WHAT YOU ARE ASKED TO DO: Return the material exactly, first line through the line containing "const xTickValues = [10, 20, 30, 43.3, 56.7];", and nothing more. Pictures stay out.
+--
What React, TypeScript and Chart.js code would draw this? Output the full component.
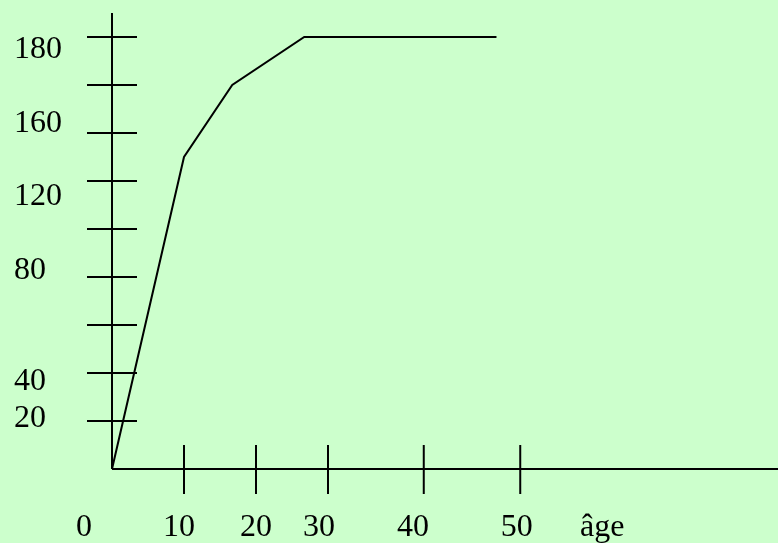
import React, { useEffect, useRef } from "react";
import { Chart, registerables } from "chart.js";

Chart.register(...registerables);

// Curve: height vs age
const ageValues = [0, 10, 16.7, 26.7, 53.4];
const heightValues = [0, 130, 160, 180, 180];

// Tick marks on the axes (data units)
const yTickValues = [20, 40, 60, 80, 100, 120, 140, 160, 180];
const xTickValues = [10, 20, 30, 43.3, 56.7];

// Axis labels as drawn in the figure
const yLabelTexts = ["180", "160", "120", "80", "40", "20"];
const yLabelAt = [171.1, 140.3, 110, 79.2, 32.9, 17.6];
const xLabelTexts = ["0", "10", "20", "30", "40", "50"];
const xLabelAt = [-3.9, 9.3, 20, 28.75, 41.8, 56.2];
const xAxisTitle = "âge";
const xAxisTitleAt = 65;

const X_MIN = -15.556;
const X_MAX = 92.5;
const Y_MIN = -30.83;
const Y_MAX = 195.42;
const Y_AXIS_TOP = 190;
const Y_LABEL_X = -13.6;
const X_LABEL_Y = -28.1;

const axesPlugin = {
  id: "handAxes",
  beforeDatasetsDraw(chart: any) {
    const ctx = chart.ctx;
    const xs = chart.scales.x;
    const ys = chart.scales.y;
    const px = (v: number) => xs.getPixelForValue(v);
    const py = (v: number) => ys.getPixelForValue(v);
    ctx.save();
    ctx.strokeStyle = "#000";
    ctx.lineWidth = 2;
    ctx.lineCap = "butt";
    // y axis
    ctx.beginPath();
    ctx.moveTo(px(0), py(Y_AXIS_TOP));
    ctx.lineTo(px(0), py(0));
    ctx.stroke();
    // x axis
    ctx.beginPath();
    ctx.moveTo(px(0), py(0));
    ctx.lineTo(px(X_MAX), py(0));
    ctx.stroke();
    // y ticks
    yTickValues.forEach((v) => {
      ctx.beginPath();
      ctx.moveTo(px(0) - 25, py(v));
      ctx.lineTo(px(0) + 25, py(v));
      ctx.stroke();
    });
    // x ticks
    xTickValues.forEach((v) => {
      ctx.beginPath();
      ctx.moveTo(px(v), py(0) - 24);
      ctx.lineTo(px(v), py(0) + 25);
      ctx.stroke();
    });
    // labels
    ctx.fillStyle = "#000";
    ctx.font = "32px 'Liberation Serif', 'Times New Roman', serif";
    ctx.textBaseline = "alphabetic";
    ctx.textAlign = "left";
    yLabelTexts.forEach((t, i) => {
      ctx.fillText(t, px(Y_LABEL_X), py(yLabelAt[i]));
    });
    ctx.textAlign = "center";
    xLabelTexts.forEach((t, i) => {
      ctx.fillText(t, px(xLabelAt[i]), py(X_LABEL_Y));
    });
    ctx.textAlign = "left";
    ctx.fillText(xAxisTitle, px(xAxisTitleAt), py(X_LABEL_Y));
    ctx.restore();
  },
};

export default function App() {
  const canvasRef = useRef<HTMLCanvasElement | null>(null);

  useEffect(() => {
    if (!canvasRef.current) return;
    const chart = new Chart(canvasRef.current, {
      type: "line",
      data: {
        datasets: [
          {
            data: ageValues.map((a, i) => ({ x: a, y: heightValues[i] })),
            borderColor: "#000",
            borderWidth: 2,
            pointRadius: 0,
            fill: false,
            tension: 0,
            clip: false as any,
          },
        ],
      },
      options: {
        animation: false,
        responsive: false,
        maintainAspectRatio: false,
        layout: { padding: 0 },
        plugins: {
          legend: { display: false },
          tooltip: { enabled: false },
          title: { display: false },
        },
        scales: {
          x: { type: "linear", min: X_MIN, max: X_MAX, display: false },
          y: { type: "linear", min: Y_MIN, max: Y_MAX, display: false },
        },
      },
      plugins: [axesPlugin],
    });
    return () => chart.destroy();
  }, []);

  return (
    <div
      style={{
        position: "fixed",
        left: 0,
        top: 0,
        width: 778,
        height: 543,
        background: "#CCFFCC",
      }}
    >
      <canvas ref={canvasRef} width={778} height={543} />
    </div>
  );
}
+--
RIGHT ANSWER:
What React, TypeScript and Chart.js code would draw this? Output the full component.
import React, { useEffect, useRef } from "react";
import { Chart, registerables } from "chart.js";

Chart.register(...registerables);

// Curve: height vs age
const ageValues = [0, 10, 16.7, 26.7, 53.4];
const heightValues = [0, 130, 160, 180, 180];

// Tick marks on the axes (data units)
const yTickValues = [20, 40, 60, 80, 100, 120, 140, 160, 180];
const xTickValues = [10, 20, 30, 43.3, 56.7];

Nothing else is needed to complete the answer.